The primary reason for the gathering, however, was to serve as the wrap party for the band with no name. As of that very afternoon, at 1:30 PM, the last overdub of the last song had been laid down. It had been a backing vocal track by Phil, Jake, Celia and Pauline singing in harmony for the outro to Jake’s tune Hit The Highway. As of the moment that Sharon and Nerdly approved of the take and committed it to the digital memory of the studio, the recording process was officially over. The band had completed their mission, although there was still at least a month of tedious post-production mixing that would start in two days, and then the final mastering after that. Only Jake, Celia, and the Nerdlys were going to be involved in post-production, however. Almost everyone else would be flying out on a chartered aircraft in the morning to head back to their respective homes and lives. That lent credence to a third aspect of the party. It was a goodbye celebration for a group that had been through quite a lot in the last five months.

Ben had already gone home in mid-January. He was now back at his gig teaching community college students the finer points of guitar playing, and staying up late at night with the infant baby girl his wife had delivered on February 10. Aside from him, however, every other member of the crew was here, seated at the long table, eating seafood or steaks (or, like Jake and Ted, both) and drinking expensive wine. Obie was here as well, having been invited by Pauline. He was not a wine drinker and was instead swilling down whiskey sours like they were going out of style.

“You know what this reminds me of?” Ted, who was sitting across from Jake and Laura, suddenly asked.

“Whatever it is, it’s probably a Rule 3 violation,” Jake told him.

“No, no,” Ted said, shaking his head. “It’s not gross at all, I promise.”

“You’ve said that before, Ted,” Laura told him. “And the stories are inevitably gross on some level, even if you think they’re not.”

“Yeah,” Ted said, “I guess I do have a different standard of what gross is than you all. But even if it is, Rule 3 doesn’t apply here. We’re all done eating, right?” And indeed they were. All the plates had been taken away by the wait staff and everyone was just enjoying their drinks at this point.

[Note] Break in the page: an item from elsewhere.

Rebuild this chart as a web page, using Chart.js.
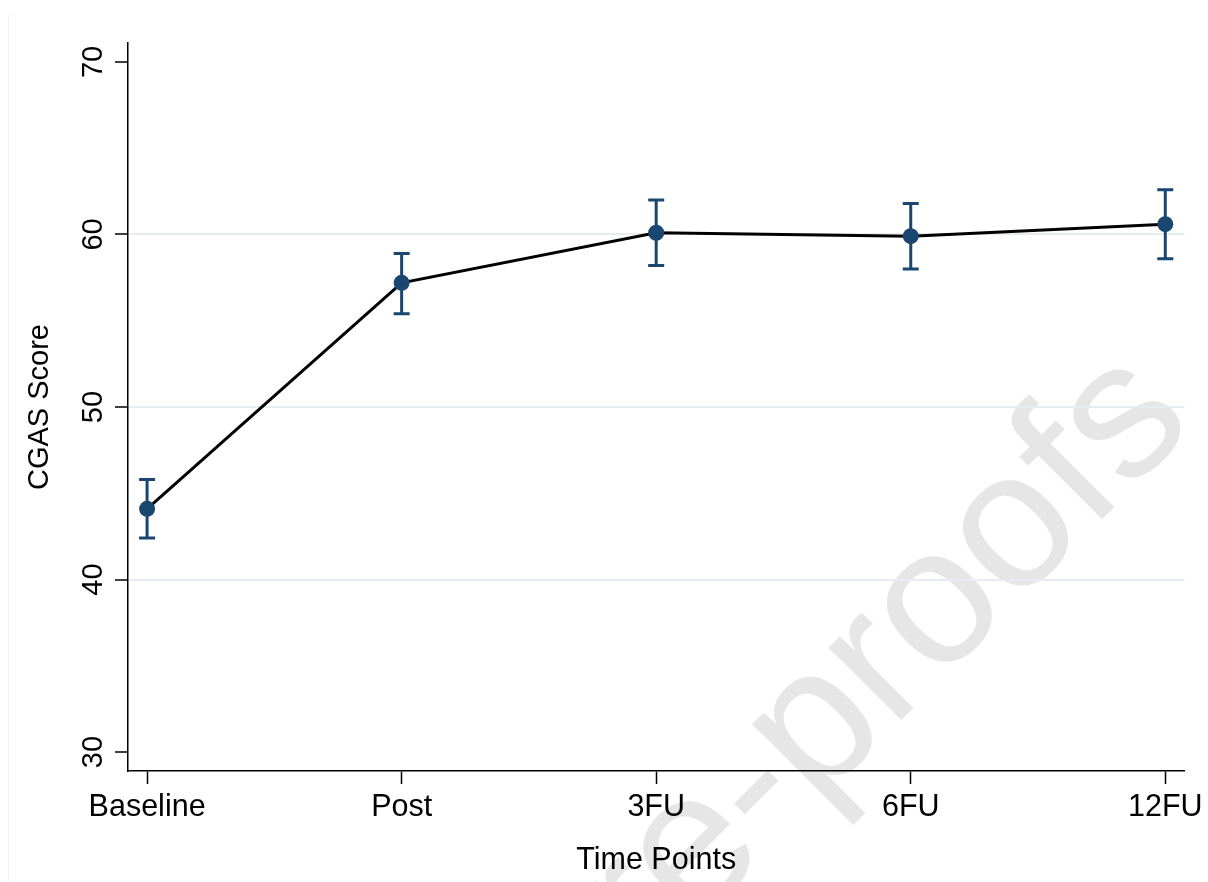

“Well ... that seems a bit of a technicality,” Laura said.

“Screw it,” Jake said. “Tell the story, Ted. We’ll stop you if it gets too gross.”

“All right,” Ted said happily. “This one is actually kind of funny, in a weird way. I was working with Maureen States this one shift. She’s a cute little redhead EMT, or at least she was cute when this happened. She got into drinking and popping pills a few years later and well ... she ended up pretty haggard once that shit started—got fired about a year ago after she passed out behind the wheel at post and they found narcotics and alcohol in her system. Last I heard, she was living with some loser dude she met in NA and collecting welfare to get by. Anyway, back then she was still straight in the head and cute as can be. Whenever I look at you, Laura, you kind of remind me of her back then.”

“Uh ... thank you,” Laura said slowly. “I think.”

“So, we get this call for a fall in a shower. A common thing, right? But usually when there’s a fall in a shower it’s some old geezer. This time, however, we get there and find this woman in her early forties, naked as the day she’s born, on her back on the floor of the shower. She was a fatty, you see. At least three and a half bills, maybe even pushing four. She had big old fat rolls, floppy titties that you could’ve wrapped around her waist if you’d wanted to, acres of cellulite, the whole bit. Not exactly someone you really want to see naked, you know what I’m saying?”